CSU newspaper wins election-season battle against Clerk Myers
The newspapers have been returned to their boxes.
Larimer County Republican Clerk Angela Myers says she thought the law around electioneering material and polling places was muddy, but it really isn’t very muddy, and when lawyers for The Collegian, Colorado State University’s student newspaper, sent her a cease and desist letter yesterday, the law appeared to come better into focus for her.
The Collegian this week contained a front-page story with photo about U.S. Senator Mark Udall, who is running for reelection. Myers ordered copies of the paper removed from boxes at the student union where polling places have been set up. She said the paper was electioneering material. The law states election material can not be placed within 100 feet of a polling place.

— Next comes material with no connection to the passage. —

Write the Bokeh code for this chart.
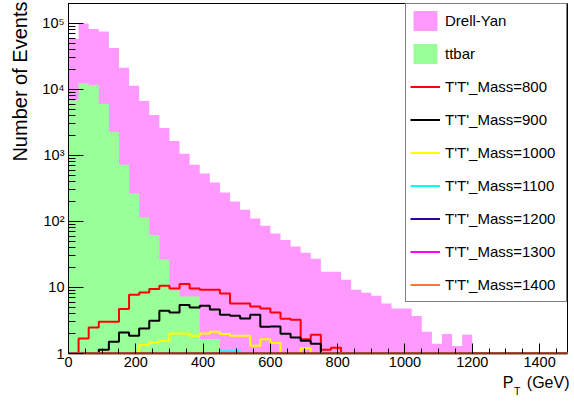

“It goes back to the First Amendment, to freedom of press,” said Kate Winkle, editor of The Collegian. “We need to be able to report on news-worthy events, for instance a candidate coming to campus… It’s important that we have that ability and that it’s not stifled at all.”
Winkle added that, had Udall’s opponent, Republican Congressman Cory Gardner, been on campus, The Collegian would have reported his visit in a similar way that they reported Udall’s visit to campus.
Myers hasn’t entirely retreated from her controversial stance.
“Quite honestly the statute is a bit unclear and on the face of it the Secretary of State’s office doesn’t disagree with my original interpretation,” she said. “However in the immediate future, I’m going to modify my stance and allow publications that have historically been at that location… to remain at that location throughout the rest of the election.”
Myers says her initial decision to have the papers removed was based on the scale of the image of Udall on the Collegian’s front page.
“For me, it was just clearly a picture of a candidate inside my 100-foot limit,” she said. “I wouldn’t have allowed that in pretty much any circumstance.”
Myers added that if students pick up the papers within the 100-foot limit, election judges will ask them to fold down the image of Udall.
Jerry Raehal, the CEO of the Colorado Press Association, didn’t necessarily agree with that revised stance.
“Where does a newspaper’s job begin if we can’t cover politicians and put them on the front page?” He asked.
For now, Winkle said, she’s just happy the papers are home.
“I’m glad we can keep those papers in the racks,” Winkle concluded, “especially because it’s a pretty heavy pickup area.”